## DATA EXTRACT

===============

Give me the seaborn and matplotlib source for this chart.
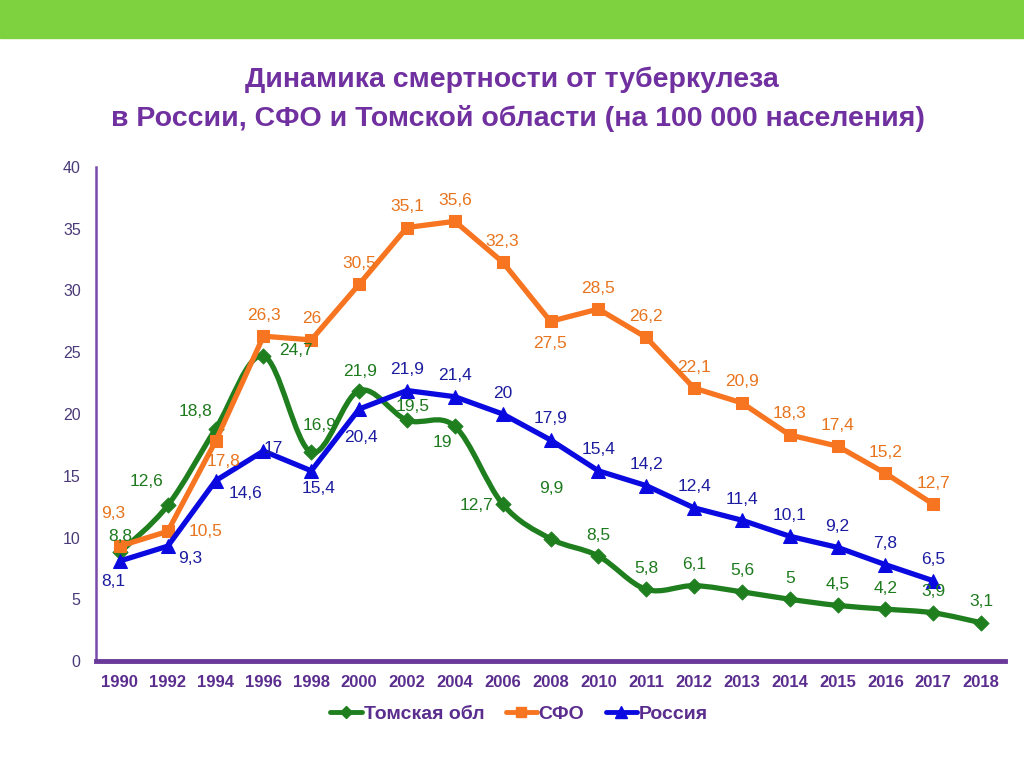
import numpy as np
import pandas as pd
import matplotlib
matplotlib.use("Agg")
import matplotlib.pyplot as plt
import seaborn as sns
from matplotlib.path import Path
from matplotlib.patches import PathPatch, Rectangle
from matplotlib.lines import Line2D

years = ["1990", "1992", "1994", "1996", "1998", "2000", "2002", "2004", "2006", "2008",
         "2010", "2011", "2012", "2013", "2014", "2015", "2016", "2017", "2018"]
tomsk = [8.8, 12.6, 18.8, 24.7, 16.9, 21.9, 19.5, 19, 12.7, 9.9,
         8.5, 5.8, 6.1, 5.6, 5, 4.5, 4.2, 3.9, 3.1]
sfo = [9.3, 10.5, 17.8, 26.3, 26, 30.5, 35.1, 35.6, 32.3, 27.5,
       28.5, 26.2, 22.1, 20.9, 18.3, 17.4, 15.2, 12.7, np.nan]
russia = [8.1, 9.3, 14.6, 17, 15.4, 20.4, 21.9, 21.4, 20, 17.9,
          15.4, 14.2, 12.4, 11.4, 10.1, 9.2, 7.8, 6.5, np.nan]

# label offsets in pixels (default is straight above the point)
tomsk_off = {0: (0, 16), 1: (-21, 24), 2: (-20, 17), 3: (32, 5), 4: (8, 27), 5: (1, 19),
             6: (6, 14), 7: (-12, -16), 8: (-26, -1), 9: (1, 50)}
sfo_off = {0: (-7, 33), 1: (38, 0), 2: (8, -20), 9: (0, -22)}
russia_off = {0: (-7, -21), 1: (22, -12), 2: (30, -13), 3: (10, 3), 4: (7, -18), 5: (2, -28)}

GREEN = "#1f7f1f"
ORANGE = "#f77420"
BLUE = "#0a0ae0"
PURPLE = "#7030a0"

sns.set_style("white")
plt.rcParams['font.family'] = ['Liberation Sans', 'DejaVu Sans']

df = pd.DataFrame({"pos": np.arange(len(years)), "year": years,
                   "tomsk": tomsk, "sfo": sfo, "russia": russia})

fig = plt.figure(figsize=(10.24, 7.67), dpi=100)
fig.patches.append(Rectangle((0, 1 - 38 / 767), 1, 38 / 767, transform=fig.transFigure,
                             color="#7ed23f", zorder=0))
ax = fig.add_axes([96 / 1024, 106 / 767, 909 / 1024, 494 / 767])


def smooth_path(x, y):
    # cubic bezier through the points (Excel-like smoothing)
    pts = np.column_stack([x, y]).astype(float)
    n = len(pts)
    verts = [pts[0]]
    codes = [Path.MOVETO]
    for i in range(n - 1):
        p0 = pts[i - 1] if i > 0 else pts[i]
        p3 = pts[i + 2] if i + 2 < n else pts[i + 1]
        c1 = pts[i] + (pts[i + 1] - p0) / 6
        c2 = pts[i + 1] - (p3 - pts[i]) / 6
        verts += [c1, c2, pts[i + 1]]
        codes += [Path.CURVE4] * 3
    return Path(verts, codes)


ax.add_patch(PathPatch(smooth_path(df["pos"], df["tomsk"]), facecolor="none",
                       edgecolor=GREEN, lw=3.8, zorder=3, capstyle="round"))
sns.scatterplot(data=df, x="pos", y="tomsk", marker="D", s=60, color=GREEN,
                edgecolor=GREEN, ax=ax, zorder=4, legend=False)
sns.lineplot(data=df, x="pos", y="sfo", color=ORANGE, lw=3.8, marker="s", markersize=9,
             markeredgecolor=ORANGE, ax=ax, zorder=5)
sns.lineplot(data=df, x="pos", y="russia", color=BLUE, lw=3.8, marker="^", markersize=10,
             markeredgecolor=BLUE, ax=ax, zorder=6)


def fmt(v):
    return ("%g" % v).replace(".", ",")


for col, offs, tcolor in [("tomsk", tomsk_off, "#1e7a1e"), ("sfo", sfo_off, "#e8741e"),
                          ("russia", russia_off, "#1c1ca0")]:
    for i, v in enumerate(df[col]):
        if np.isnan(v):
            continue
        dx, dy = offs.get(i, (0, 21))
        ax.annotate(fmt(v), (i, v), xytext=(dx, dy), textcoords="offset pixels",
                    ha="center", va="center", fontsize=12.5, color=tcolor, zorder=8)

ax.set_xlim(-0.5, len(years) - 0.5)
ax.set_ylim(0, 40)
ax.set_yticks(range(0, 41, 5))
ax.set_xticks(df["pos"])
ax.set_xticklabels(years, fontsize=12, fontweight="bold", color="#5a2d8e")
ax.set_xticks(np.arange(-0.5, len(years), 1), minor=True)
ax.tick_params(axis="x", which="major", length=0, pad=10)
ax.tick_params(axis="x", which="minor", length=5, width=2.5, color="#6a3a9a", direction="out")
ax.tick_params(axis="y", length=5, width=1.5, color="#6a3a9a", labelsize=11.5,
               labelcolor="#4a3a78", direction="out", pad=6)
ax.set_xlabel("")
ax.set_ylabel("")
for s in ["top", "right"]:
    ax.spines[s].set_visible(False)
ax.spines["left"].set_color("#7a4aaa")
ax.spines["left"].set_linewidth(1.8)
ax.spines["bottom"].set_color("#6a3a9a")
ax.spines["bottom"].set_linewidth(3.5)

fig.text(0.5, 1 - 80 / 767, "Динамика смертности от туберкулеза", ha="center", va="center",
         fontsize=20.5, fontweight="bold", color=PURPLE)
fig.text(0.506, 1 - 118 / 767, "в России, СФО и Томской области (на 100 000 населения)",
         ha="center", va="center", fontsize=20.5, fontweight="bold", color=PURPLE)

handles = [Line2D([], [], color=GREEN, lw=3.5, marker="D", markersize=6),
           Line2D([], [], color=ORANGE, lw=3.5, marker="s", markersize=7),
           Line2D([], [], color=BLUE, lw=3.5, marker="^", markersize=8)]
leg = fig.legend(handles, ["Томская обл", "СФО", "Россия"], loc="center",
                 bbox_to_anchor=(0.507, 1 - 714 / 767), ncol=3, frameon=False,
                 handlelength=1.6, handletextpad=0.1, columnspacing=1.1,
                 prop={"size": 14, "weight": "bold"})
for t in leg.get_texts():
    t.set_color("#5a2d8e")

fig.savefig("out.png", dpi=100)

===============

## REQUEST
Print out the material word for word, omitting the pictures.

## RESPONSE TO THE EXERCISE
Give me the seaborn and matplotlib source for this chart.
import numpy as np
import pandas as pd
import matplotlib
matplotlib.use("Agg")
import matplotlib.pyplot as plt
import seaborn as sns
from matplotlib.path import Path
from matplotlib.patches import PathPatch, Rectangle
from matplotlib.lines import Line2D

years = ["1990", "1992", "1994", "1996", "1998", "2000", "2002", "2004", "2006", "2008",
         "2010", "2011", "2012", "2013", "2014", "2015", "2016", "2017", "2018"]
tomsk = [8.8, 12.6, 18.8, 24.7, 16.9, 21.9, 19.5, 19, 12.7, 9.9,
         8.5, 5.8, 6.1, 5.6, 5, 4.5, 4.2, 3.9, 3.1]
sfo = [9.3, 10.5, 17.8, 26.3, 26, 30.5, 35.1, 35.6, 32.3, 27.5,
       28.5, 26.2, 22.1, 20.9, 18.3, 17.4, 15.2, 12.7, np.nan]
russia = [8.1, 9.3, 14.6, 17, 15.4, 20.4, 21.9, 21.4, 20, 17.9,
          15.4, 14.2, 12.4, 11.4, 10.1, 9.2, 7.8, 6.5, np.nan]

# label offsets in pixels (default is straight above the point)
tomsk_off = {0: (0, 16), 1: (-21, 24), 2: (-20, 17), 3: (32, 5), 4: (8, 27), 5: (1, 19),
             6: (6, 14), 7: (-12, -16), 8: (-26, -1), 9: (1, 50)}
sfo_off = {0: (-7, 33), 1: (38, 0), 2: (8, -20), 9: (0, -22)}
russia_off = {0: (-7, -21), 1: (22, -12), 2: (30, -13), 3: (10, 3), 4: (7, -18), 5: (2, -28)}

GREEN = "#1f7f1f"
ORANGE = "#f77420"
BLUE = "#0a0ae0"
PURPLE = "#7030a0"

sns.set_style("white")
plt.rcParams['font.family'] = ['Liberation Sans', 'DejaVu Sans']

df = pd.DataFrame({"pos": np.arange(len(years)), "year": years,
                   "tomsk": tomsk, "sfo": sfo, "russia": russia})

fig = plt.figure(figsize=(10.24, 7.67), dpi=100)
fig.patches.append(Rectangle((0, 1 - 38 / 767), 1, 38 / 767, transform=fig.transFigure,
                             color="#7ed23f", zorder=0))
ax = fig.add_axes([96 / 1024, 106 / 767, 909 / 1024, 494 / 767])


def smooth_path(x, y):
    # cubic bezier through the points (Excel-like smoothing)
    pts = np.column_stack([x, y]).astype(float)
    n = len(pts)
    verts = [pts[0]]
    codes = [Path.MOVETO]
    for i in range(n - 1):
        p0 = pts[i - 1] if i > 0 else pts[i]
        p3 = pts[i + 2] if i + 2 < n else pts[i + 1]
        c1 = pts[i] + (pts[i + 1] - p0) / 6
        c2 = pts[i + 1] - (p3 - pts[i]) / 6
        verts += [c1, c2, pts[i + 1]]
        codes += [Path.CURVE4] * 3
    return Path(verts, codes)


ax.add_patch(PathPatch(smooth_path(df["pos"], df["tomsk"]), facecolor="none",
                       edgecolor=GREEN, lw=3.8, zorder=3, capstyle="round"))
sns.scatterplot(data=df, x="pos", y="tomsk", marker="D", s=60, color=GREEN,
                edgecolor=GREEN, ax=ax, zorder=4, legend=False)
sns.lineplot(data=df, x="pos", y="sfo", color=ORANGE, lw=3.8, marker="s", markersize=9,
             markeredgecolor=ORANGE, ax=ax, zorder=5)
sns.lineplot(data=df, x="pos", y="russia", color=BLUE, lw=3.8, marker="^", markersize=10,
             markeredgecolor=BLUE, ax=ax, zorder=6)


def fmt(v):
    return ("%g" % v).replace(".", ",")


for col, offs, tcolor in [("tomsk", tomsk_off, "#1e7a1e"), ("sfo", sfo_off, "#e8741e"),
                          ("russia", russia_off, "#1c1ca0")]:
    for i, v in enumerate(df[col]):
        if np.isnan(v):
            continue
        dx, dy = offs.get(i, (0, 21))
        ax.annotate(fmt(v), (i, v), xytext=(dx, dy), textcoords="offset pixels",
                    ha="center", va="center", fontsize=12.5, color=tcolor, zorder=8)

ax.set_xlim(-0.5, len(years) - 0.5)
ax.set_ylim(0, 40)
ax.set_yticks(range(0, 41, 5))
ax.set_xticks(df["pos"])
ax.set_xticklabels(years, fontsize=12, fontweight="bold", color="#5a2d8e")
ax.set_xticks(np.arange(-0.5, len(years), 1), minor=True)
ax.tick_params(axis="x", which="major", length=0, pad=10)
ax.tick_params(axis="x", which="minor", length=5, width=2.5, color="#6a3a9a", direction="out")
ax.tick_params(axis="y", length=5, width=1.5, color="#6a3a9a", labelsize=11.5,
               labelcolor="#4a3a78", direction="out", pad=6)
ax.set_xlabel("")
ax.set_ylabel("")
for s in ["top", "right"]:
    ax.spines[s].set_visible(False)
ax.spines["left"].set_color("#7a4aaa")
ax.spines["left"].set_linewidth(1.8)
ax.spines["bottom"].set_color("#6a3a9a")
ax.spines["bottom"].set_linewidth(3.5)

fig.text(0.5, 1 - 80 / 767, "Динамика смертности от туберкулеза", ha="center", va="center",
         fontsize=20.5, fontweight="bold", color=PURPLE)
fig.text(0.506, 1 - 118 / 767, "в России, СФО и Томской области (на 100 000 населения)",
         ha="center", va="center", fontsize=20.5, fontweight="bold", color=PURPLE)

handles = [Line2D([], [], color=GREEN, lw=3.5, marker="D", markersize=6),
           Line2D([], [], color=ORANGE, lw=3.5, marker="s", markersize=7),
           Line2D([], [], color=BLUE, lw=3.5, marker="^", markersize=8)]
leg = fig.legend(handles, ["Томская обл", "СФО", "Россия"], loc="center",
                 bbox_to_anchor=(0.507, 1 - 714 / 767), ncol=3, frameon=False,
                 handlelength=1.6, handletextpad=0.1, columnspacing=1.1,
                 prop={"size": 14, "weight": "bold"})
for t in leg.get_texts():
    t.set_color("#5a2d8e")

fig.savefig("out.png", dpi=100)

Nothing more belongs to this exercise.